Paul Robertson (1979), pixel artist. Couldn't find much info on him around the internet, but as far as I got to know, he lives and studies in Melbourne, Australia. His work is a mix of superflatness post modernity completely adept of manga and anime drawing style. Most works depict a colorful world populated by superdeformed (SD) characters, being only apart of the works that depict videogame-ish action screens, even though the character styles are the same.
The joyful mess he provides us with is somewhat closely familiar. Well, at least for me. I feel inspired by his works as I am also a creation of the gamer stereotype from the eighties. The lo-tech stuff he produces touches me nostalgically as I remember my childhood and those difficult days where the hardest thing on earth was to come from school and try one more time to get through the forest stage of Alexx Kid. The color combinations and the animated GIFs are amazingly well thought, and I feel like I can almost laugh at every new file I see.
Plus, there's an obvious japan touch to it. Being so close to the land of the rising sun must have something to do with that. Most of the games he shows, like Disgaea and Persona 3, are the ones I'm currently playing or feel interested for. And these games are all J-designed, meaning they have that anime style universe as art direction, wich is wonderfully flat and nonsense and inspires Paul so much.

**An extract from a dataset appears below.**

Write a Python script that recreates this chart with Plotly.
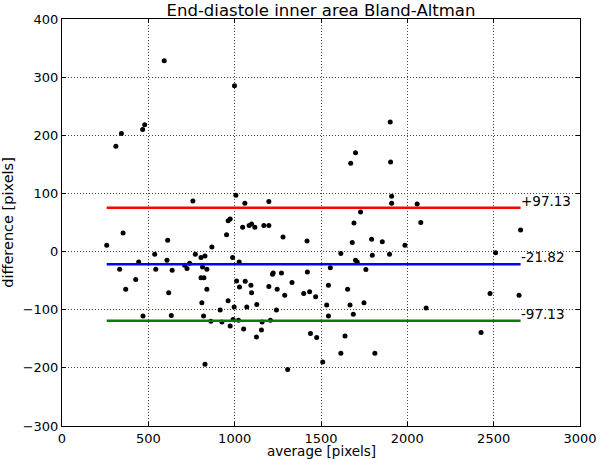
import plotly.graph_objects as go

# Averages (x) and differences (y)
avg = [592, 999, 344, 312, 479, 467, 1007, 1059, 1198, 758,
       1901, 1700, 1672, 1903, 1909, 1909, 2057, 1729, 1691, 2078,
       2656, 1681, 1793, 1855, 1986, 1615, 1797, 1897, 2511, 1700,
       1710, 1554, 1760, 1543, 1654, 2479, 2647, 1533, 1668, 1749,
       2109, 1543, 1687, 1639, 2427, 1615, 1812, 1510, 259, 354,
       334, 369, 427, 444, 469, 537, 543, 612, 608, 638,
       618, 633, 710, 724, 739, 772, 805, 828, 814, 839,
       805, 822, 839, 810, 820, 868, 862, 828, 916, 926,
       953, 962, 974, 962, 974, 988, 1026, 997, 991, 1011,
       1028, 1022, 1046, 1061, 1052, 1070, 1084, 1098, 1117, 1094,
       1098, 1128, 1126, 1155, 1159, 1169, 1198, 1198, 1207, 1219,
       1223, 1246, 1242, 1271, 1280, 1290, 1307, 1332, 1400, 1419,
       1421, 1434, 1439, 1475, 1469]
diff = [328, 285, 203, 181, 218, 210, 97, 83, 86, 87,
        223, 170, 152, 154, 95, 83, 82, 68, 49, 50,
        37, 15.5, 21, 17, 11, -3.5, -6.4, -4.7, -2, -15,
        -18, -28, -31, -58, -65, -72, -75, -92, -92, -88,
        -97, -111, -108, -145, -139, -175, -175, -190, 11, 32,
        -30.5, -65, -48, -18, -111, -4.7, -30.5, 19.5, -15, -32,
        -71, -110, -23.6, -29, -20, -4.7, -10, -7.5, -26.5, -30.5,
        -45, -45, -65, -88, -111, 8, -120, -194, -100.7, -121,
        29, 53, 56, -84.5, -128, -10, -18, -95.5, -117, -50.7,
        -61, -118, 42, -51, -133, -95.5, 45, 47.6, 42, -58,
        -71, -91, -147, -135, -121, 45, 45, -60, -118, -39,
        -37, -65, -100.7, -37, 25, -75, -203, -53, -72, 18,
        -35, -69, -141, -148, -77.6]

mean_diff = -21.82
limit = 97.13
x_ticks = [0, 500, 1000, 1500, 2000, 2500, 3000]
y_ticks = [-300, -200, -100, 0, 100, 200, 300, 400]

x0, x1 = min(avg), max(avg)
font = "DejaVu Sans"

fig = go.Figure()
fig.add_trace(go.Scatter(x=avg, y=diff, mode="markers",
                         marker=dict(color="black", size=5), showlegend=False))
lines = [(mean_diff + limit, "red", f"+{limit:.2f}"),
         (mean_diff, "blue", f"{mean_diff:.2f}"),
         (mean_diff - limit, "green", f"-{limit:.2f}")]
for yv, col, lab in lines:
    fig.add_trace(go.Scatter(x=[x0, x1], y=[yv, yv], mode="lines",
                             line=dict(color=col, width=2.5), showlegend=False))
    fig.add_annotation(x=x1, y=yv, text=lab, showarrow=False,
                       xanchor="left", yanchor="bottom", xshift=-2, yshift=-3,
                       font=dict(family=font, size=13.5, color="black"))

# x-axis title as a paper annotation so it can sit just below the tick labels
fig.add_annotation(x=0.5, y=0, xref="paper", yref="paper", text="average [pixels]",
                   showarrow=False, xanchor="center", yanchor="top", yshift=-15,
                   font=dict(family=font, size=13.5, color="black"))

axis_common = dict(showline=True, linecolor="black", linewidth=1, mirror="ticks",
                   ticks="inside", ticklen=4, tickcolor="black", automargin=False,
                   showgrid=True, gridcolor="#444", griddash="1px,2px", gridwidth=1,
                   zeroline=False, tickfont=dict(family=font, size=13, color="black"))
fig.update_xaxes(range=[0, 3000], tickvals=x_ticks, **axis_common)
fig.update_yaxes(range=[-300, 400], tickvals=y_ticks,
                 title=dict(text="difference [pixels]", standoff=8,
                            font=dict(family=font, size=14.5, color="black")),
                 **axis_common)
fig.update_layout(width=600, height=459, margin=dict(l=62, r=20, t=19, b=33),
                  paper_bgcolor="white", plot_bgcolor="white",
                  title=dict(text="End-diastole inner area Bland-Altman", x=0.535,
                             y=0.978, xanchor="center", yanchor="middle",
                             font=dict(family=font, size=16.5, color="black")))
fig.write_html("out.html", config={"displayModeBar": False},
               post_script="document.body.style.margin='0';document.body.style.overflow='hidden';")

The nonsense in fact seems to be a recurring theme. animated GIFs of cats with exploding heads, the cuteness factor in characterized bricks or other common objects, clompletely loose game screens with animation feel. The interesting thing here is that Paul shows a great diversion of characters in odd situations. I'm not really sure if most of them are original creations or else. He has also made a few animations wich I cannot watch at the moment, as I'm writing from work.
Paul usually posts his stuff to his livejournal page, but he also contributes to The Mecha Fetus Visual Blog, a visual art design blog made to share "beautiful imagery with the beautiful world".